# GOAL
Retype the opening lines of the data exactly, stopping after the line that contains "const AX = '#262626';". Skip every picture.

(Collected data entries)

====

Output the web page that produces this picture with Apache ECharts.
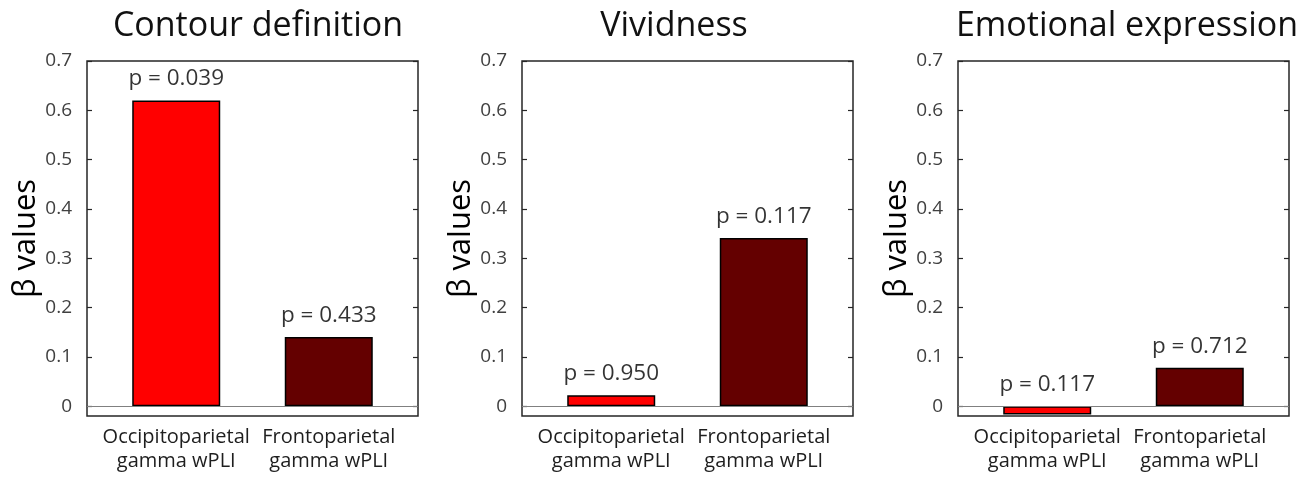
<!DOCTYPE html>
<html>
<head>
<meta charset="utf-8">
<script src="https://cdn.jsdelivr.net/npm/echarts@6/dist/echarts.min.js"></script>
<style>
html,body{margin:0;padding:0;background:#fff;}
#c{width:1314px;height:477px;}
</style>
</head>
<body>
<div id="c"></div>
<script>
const categories = ['Occipitoparietal\ngamma wPLI', 'Frontoparietal\ngamma wPLI'];
const titles = ['Contour definition', 'Vividness', 'Emotional expression'];
const betaContour = [0.62, 0.14];
const betaVividness = [0.022, 0.341];
const betaEmotional = [-0.017, 0.078];
const pContour = ['p = 0.039', 'p = 0.433'];
const pVividness = ['p = 0.950', 'p = 0.117'];
const pEmotional = ['p = 0.117', 'p = 0.712'];
const yTicks = [0, 0.1, 0.2, 0.3, 0.4, 0.5, 0.6, 0.7];
const yTickLabels = ['0', '0.1', '0.2', '0.3', '0.4', '0.5', '0.6', '0.7'];
const barColors = ['#ff0000', '#640000'];

const panels = [
  {title: titles[0], beta: betaContour, p: pContour},
  {title: titles[1], beta: betaVividness, p: pVividness},
  {title: titles[2], beta: betaEmotional, p: pEmotional}
];
const gridLefts = [87, 522, 958];
const titleCenters = [258, 674, 1127];
const GW = 331, GT = 61, GH = 355;
const FONT = '"Open Sans", "Noto Sans", sans-serif';
const AX = '#262626';

const grid = [], xAxis = [], yAxis = [], series = [], graphic = [];
panels.forEach((pn, i) => {
  grid.push({left: gridLefts[i], top: GT, width: GW, height: GH, show: true,
    borderColor: AX, borderWidth: 1.5, backgroundColor: 'transparent'});
  xAxis.push({type: 'value', gridIndex: i, min: 0.415, max: 2.585,
    axisLine: {show: false}, axisTick: {show: false}, splitLine: {show: false},
    axisLabel: {customValues: [1, 2], formatter: v => categories[Math.round(v) - 1],
      fontFamily: FONT, fontSize: 20, lineHeight: 24, color: '#1e1e1e', margin: 9}});
  yAxis.push({type: 'value', gridIndex: i, min: -0.02, max: 0.7,
    axisLine: {show: false}, splitLine: {show: false},
    axisTick: {show: true, inside: true, length: 5, customValues: yTicks, lineStyle: {color: AX, width: 1.2}},
    axisLabel: {customValues: yTicks, formatter: v => yTickLabels[Math.round(v * 10)],
      fontFamily: FONT, fontSize: 19, color: '#404040', margin: 15},
    name: 'β values', nameLocation: 'middle', nameGap: 44, nameRotate: 90,
    nameTextStyle: {fontFamily: FONT, fontSize: 31, color: '#000'}});
  yAxis.push({type: 'value', gridIndex: i, min: -0.02, max: 0.7, position: 'right',
    axisLine: {show: false}, splitLine: {show: false}, axisLabel: {show: false},
    axisTick: {show: true, inside: true, length: 5, customValues: yTicks, lineStyle: {color: AX, width: 1.2}}});
  series.push({type: 'bar', xAxisIndex: i, yAxisIndex: 2 * i, barWidth: 88,
    data: pn.beta.map((v, k) => ({value: [k + 1, v], itemStyle: {color: barColors[k]}})),
    itemStyle: {borderColor: '#000', borderWidth: 1.5},
    markLine: {silent: true, symbol: 'none', label: {show: false},
      lineStyle: {color: '#808080', width: 1.2, type: 'solid'}, data: [{yAxis: 0}]},
    z: 3});
  series.push({type: 'scatter', xAxisIndex: i, yAxisIndex: 2 * i, symbolSize: 0,
    data: pn.beta.map((v, k) => ({value: [k + 1, Math.max(v, 0)],
      label: {formatter: pn.p[k], color: '#000'}})),
    label: {show: true, position: 'top', distance: 10, fontFamily: FONT, fontSize: 22.5, color: '#000'},
    z: 4});
  graphic.push({type: 'text', x: titleCenters[i], y: 26,
    style: {text: pn.title, fontFamily: FONT, fontSize: 34, fill: '#111', textAlign: 'center', textVerticalAlign: 'middle'}});
});

const chart = echarts.init(document.getElementById('c'), null, {renderer: 'canvas'});
chart.setOption({animation: false, grid, xAxis, yAxis, series, graphic});
</script>
</body>
</html>
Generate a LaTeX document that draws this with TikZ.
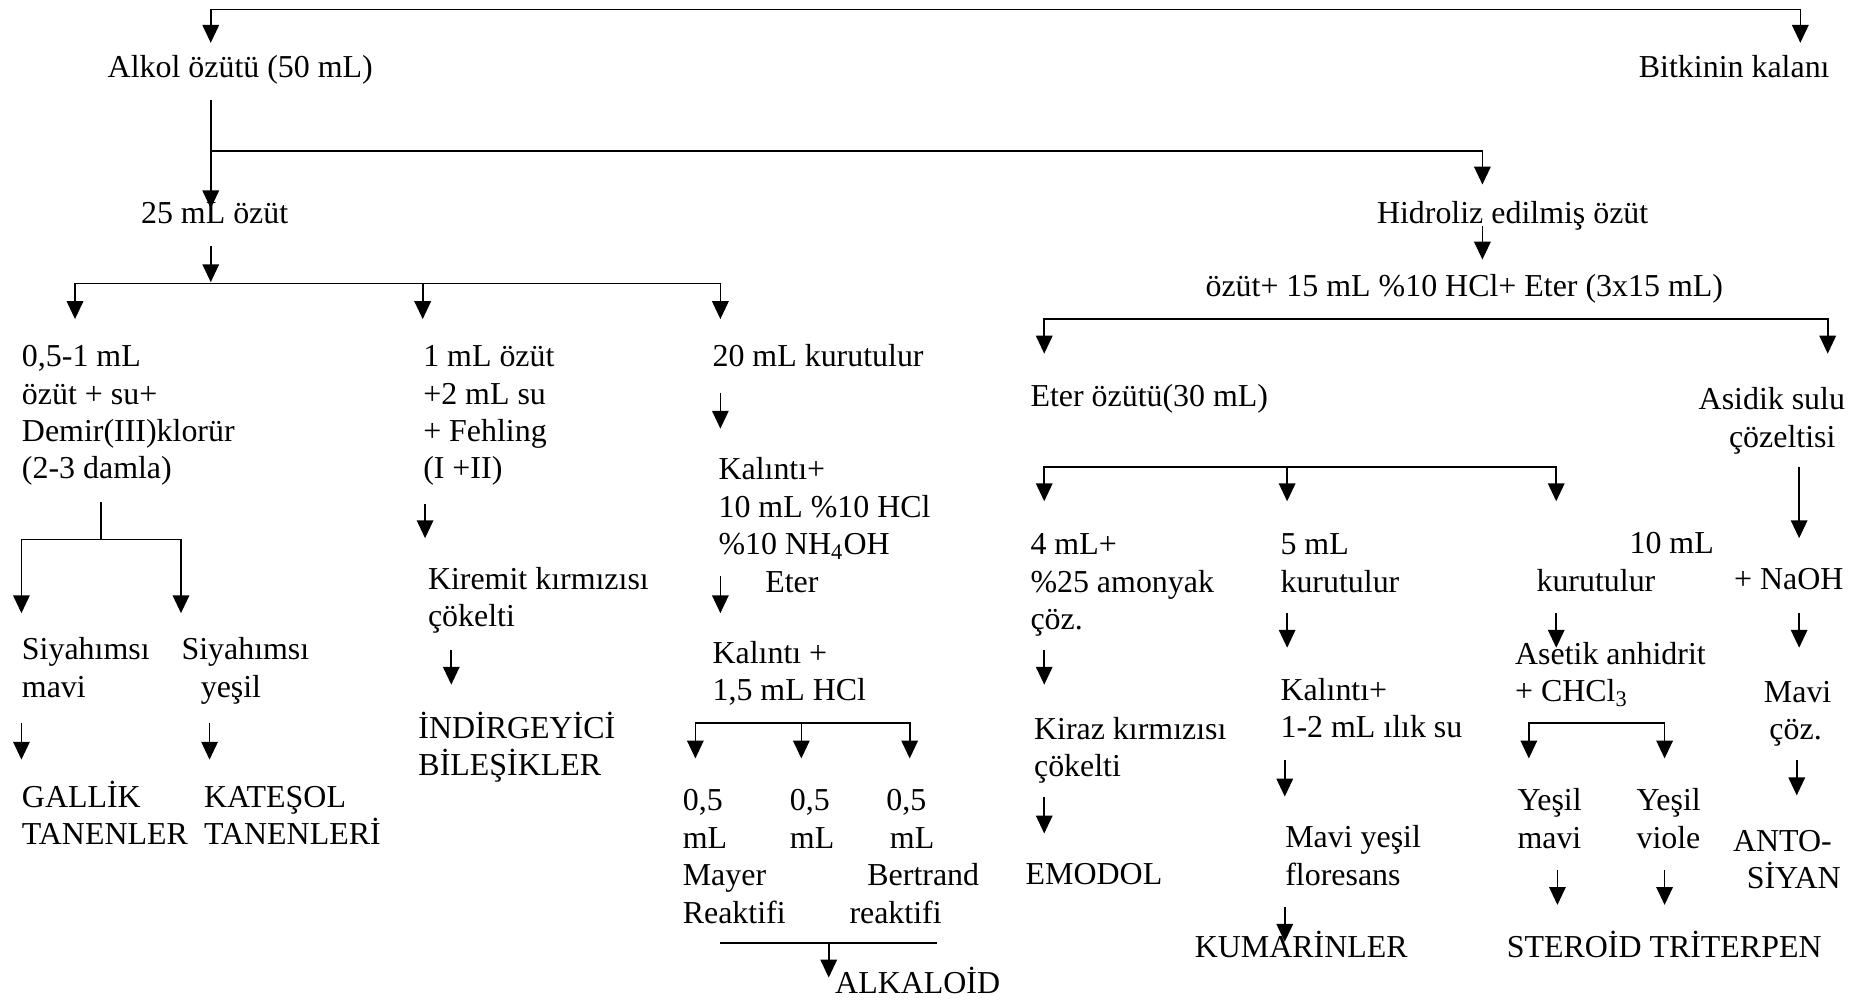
\documentclass[tikz,border=0pt]{standalone}
\usepackage{fontspec}
\setmainfont{Liberation Serif}
\usetikzlibrary{arrows.meta}
\tikzstyle{flowPage} = [x=0.4327pt, y=-0.4327pt]
\tikzstyle{flowText} = [anchor=base west, inner sep=0pt, align=left, font=\fontsize{11.6}{13.6}\selectfont]
\tikzset{lineCount/.style={yshift={-(#1-1)*13.6pt}}}
\tikzstyle{flowLine} = [line width=0.6pt]
\tikzstyle{flowArrow} = [flowLine, -{Triangle[width=6pt, length=6.5pt]}]
\tikzstyle{forkArrow} = [flowLine, {Triangle[width=6pt, length=6.5pt]}-{Triangle[width=6pt, length=6.5pt]}]
\newcommand{\stepArrow}[4]{
  \coordinate (#1Top) at (#2, #3);
  \coordinate (#1Tip) at (#2, #4);
  \draw [flowArrow] (#1Top) -- (#1Tip);
}
\newcommand{\forkBar}[5]{
  \coordinate (#1Left) at (#2, #5);
  \coordinate (#1Right) at (#3, #5);
  \coordinate (#1Corner) at (#3, #4);
  \draw [forkArrow] (#1Left) |- (#1Corner) -- (#1Right);
}

\begin{document}
\begin{tikzpicture}[flowPage]
  \useasboundingbox (0,0) rectangle (1568,840);

  % upper part
  \node [flowText] (alkol) at (90,65) {Alkol özütü (50 mL)};
  \node [flowText, anchor=base east] (kalan) at (1537,65) {Bitkinin kalanı};
  \node [flowText] (ozut) at (118,188) {25 mL özüt};
  \node [flowText] (hidroliz) at (1156,188) {Hidroliz edilmiş özüt};
  \node [flowText] (eterEkle) at (1012,249) {özüt+ 15 mL \%10 HCl+ Eter (3x15 mL)};

  \forkBar{bitki}{177}{1512}{8}{36}
  \stepArrow{alkolDown}{177}{84}{175}
  \coordinate (hidrolizStart) at (178,127);
  \coordinate (hidrolizTip) at (1245,155);
  \draw [flowArrow] (hidrolizStart) -| (hidrolizTip);
  \stepArrow{hidrolizDown}{1245}{190}{218}
  \stepArrow{ozutDown}{177}{207}{237}
  \forkBar{ozutFork}{63}{605}{238}{268}
  \stepArrow{fehlingIn}{355}{238}{268}
  \forkBar{eterFork}{877}{1535}{268}{297}

  % left branch
  \node [flowText, lineCount=4] (demir) at (18,308) {0,5-1 mL\\özüt + su+\\Demir(III)klorür\\(2-3 damla)};
  \coordinate (demirStem) at (85,422);
  \coordinate (demirJoin) at (85,453);
  \draw [flowLine] (demirStem) -- (demirJoin);
  \forkBar{demirFork}{18}{152}{453}{515}
  \node [flowText, lineCount=2] (siyahMavi) at (18,554) {Siyahımsı\\mavi};
  \node [flowText, lineCount=2] (siyahYesil) at (152,554) {Siyahımsı\\\hspace*{7pt}yeşil};
  \stepArrow{galDown}{18}{607}{638}
  \stepArrow{katDown}{176}{607}{638}
  \node [flowText, lineCount=2] (gallik) at (18,678) {GALLİK\\TANENLER};
  \node [flowText, lineCount=2] (katesol) at (171,678) {KATEŞOL\\TANENLERİ};

  \node [flowText, lineCount=4] (fehling) at (355,308) {1 mL özüt\\+2 mL su\\+ Fehling\\(I +II)};
  \stepArrow{fehlingDown}{357}{423}{452}
  \node [flowText, lineCount=2] (kiremit) at (359,495) {Kiremit kırmızısı\\çökelti};
  \stepArrow{kiremitDown}{379}{546}{575}
  \node [flowText, lineCount=2] (indirgeyici) at (351,620) {İNDİRGEYİCİ\\BİLEŞİKLER};

  \node [flowText] (kurutulurA) at (598,308) {20 mL kurutulur};
  \stepArrow{kurADown}{605}{330}{360}
  \node [flowText, lineCount=4] (kalintiA) at (603,403) {Kalıntı+\\10 mL \%10 HCl\\\%10 NH\textsubscript{4}OH\\\hspace*{17pt}Eter};
  \stepArrow{kalADown}{605}{484}{515}
  \node [flowText, lineCount=2] (kalintiB) at (598,557) {Kalıntı +\\1,5 mL HCl};
  \forkBar{reaktifFork}{584}{764}{607}{637}
  \stepArrow{reaktifMid}{673}{607}{637}
  \node [flowText, lineCount=4] (mayer) at (573,681) {0,5\\mL\\Mayer\\Reaktifi};
  \node [flowText, lineCount=2] (orta) at (663,681) {0,5\\mL};
  \node [flowText, lineCount=4] (bertrand) at (713,681) {\hspace*{13.4pt}0,5\\\hspace*{14.7pt}mL\\\hspace*{6.5pt}Bertrand\\reaktifi};
  \coordinate (alkaloidLeft) at (605,792);
  \coordinate (alkaloidRight) at (787,792);
  \draw [flowLine] (alkaloidLeft) -- (alkaloidRight);
  \stepArrow{alkaloidDown}{696}{792}{821}
  \node [flowText] (alkaloid) at (701,834) {ALKALOİD};

  % right branch
  \node [flowText] (eterOzutu) at (865,341) {Eter özütü(30 mL)};
  \node [flowText, anchor=base east, align=right, lineCount=2] (asidik) at (1550,344) {Asidik sulu\\çözeltisi\hspace*{3.5pt}};
  \forkBar{eterSplit}{877}{1307}{392}{421}
  \stepArrow{eterMid}{1081}{392}{421}
  \stepArrow{asidikDown}{1511}{392}{452}

  \node [flowText, lineCount=3] (amonyak) at (865,466) {4 mL+\\\%25 amonyak\\çöz.};
  \stepArrow{amonyakDown}{877}{546}{575}
  \node [flowText, lineCount=2] (kiraz) at (868,621) {Kiraz kırmızısı\\çökelti};
  \stepArrow{kirazDown}{877}{669}{700}
  \node [flowText] (emodol) at (861,743) {EMODOL};

  \node [flowText, lineCount=2] (kurutulurB) at (1075,466) {5 mL\\kurutulur};
  \stepArrow{kurBDown}{1081}{515}{544}
  \node [flowText, lineCount=2] (kalintiC) at (1075,588) {Kalıntı+\\1-2 mL ılık su};
  \stepArrow{kalCDown}{1079}{638}{669}
  \node [flowText, lineCount=2] (maviYesil) at (1079,712) {Mavi yeşil\\floresans};
  \stepArrow{kumarinDown}{1079}{762}{791}
  \node [flowText] (kumarin) at (1003,804) {KUMARİNLER};

  \node [flowText, lineCount=2] (kurutulurC) at (1290,465) {\hspace*{33.8pt}10 mL\\kurutulur};
  \stepArrow{kurCDown}{1307}{515}{544}
  \node [flowText, lineCount=2] (asetik) at (1272,558) {Asetik anhidrit\\+ CHCl\textsubscript{3}};
  \forkBar{asetikFork}{1284}{1398}{607}{637}
  \node [flowText, lineCount=2] (yesilMavi) at (1274,681) {Yeşil\\mavi};
  \node [flowText, lineCount=2] (yesilViole) at (1374,681) {Yeşil\\viole};
  \stepArrow{steroidDown}{1308}{731}{760}
  \stepArrow{triterpenDown}{1398}{731}{760}
  \node [flowText] (steroid) at (1265,804) {STEROİD TRİTERPEN};

  \node [flowText] (naoh) at (1456,495) {+ NaOH};
  \stepArrow{naohDown}{1511}{515}{544}
  \node [flowText, lineCount=2] (maviCoz) at (1481,590) {Mavi\\\hspace*{2pt}çöz.};
  \stepArrow{maviDown}{1509}{638}{668}
  \node [flowText, lineCount=2] (antosiyan) at (1455,715) {ANTO-\\\hspace*{5pt}SİYAN};
\end{tikzpicture}
\end{document}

====

# OUTPUT BELOW
Output the web page that produces this picture with Apache ECharts.
<!DOCTYPE html>
<html>
<head>
<meta charset="utf-8">
<script src="https://cdn.jsdelivr.net/npm/echarts@6/dist/echarts.min.js"></script>
<style>
html,body{margin:0;padding:0;background:#fff;}
#c{width:1314px;height:477px;}
</style>
</head>
<body>
<div id="c"></div>
<script>
const categories = ['Occipitoparietal\ngamma wPLI', 'Frontoparietal\ngamma wPLI'];
const titles = ['Contour definition', 'Vividness', 'Emotional expression'];
const betaContour = [0.62, 0.14];
const betaVividness = [0.022, 0.341];
const betaEmotional = [-0.017, 0.078];
const pContour = ['p = 0.039', 'p = 0.433'];
const pVividness = ['p = 0.950', 'p = 0.117'];
const pEmotional = ['p = 0.117', 'p = 0.712'];
const yTicks = [0, 0.1, 0.2, 0.3, 0.4, 0.5, 0.6, 0.7];
const yTickLabels = ['0', '0.1', '0.2', '0.3', '0.4', '0.5', '0.6', '0.7'];
const barColors = ['#ff0000', '#640000'];

const panels = [
  {title: titles[0], beta: betaContour, p: pContour},
  {title: titles[1], beta: betaVividness, p: pVividness},
  {title: titles[2], beta: betaEmotional, p: pEmotional}
];
const gridLefts = [87, 522, 958];
const titleCenters = [258, 674, 1127];
const GW = 331, GT = 61, GH = 355;
const FONT = '"Open Sans", "Noto Sans", sans-serif';
const AX = '#262626';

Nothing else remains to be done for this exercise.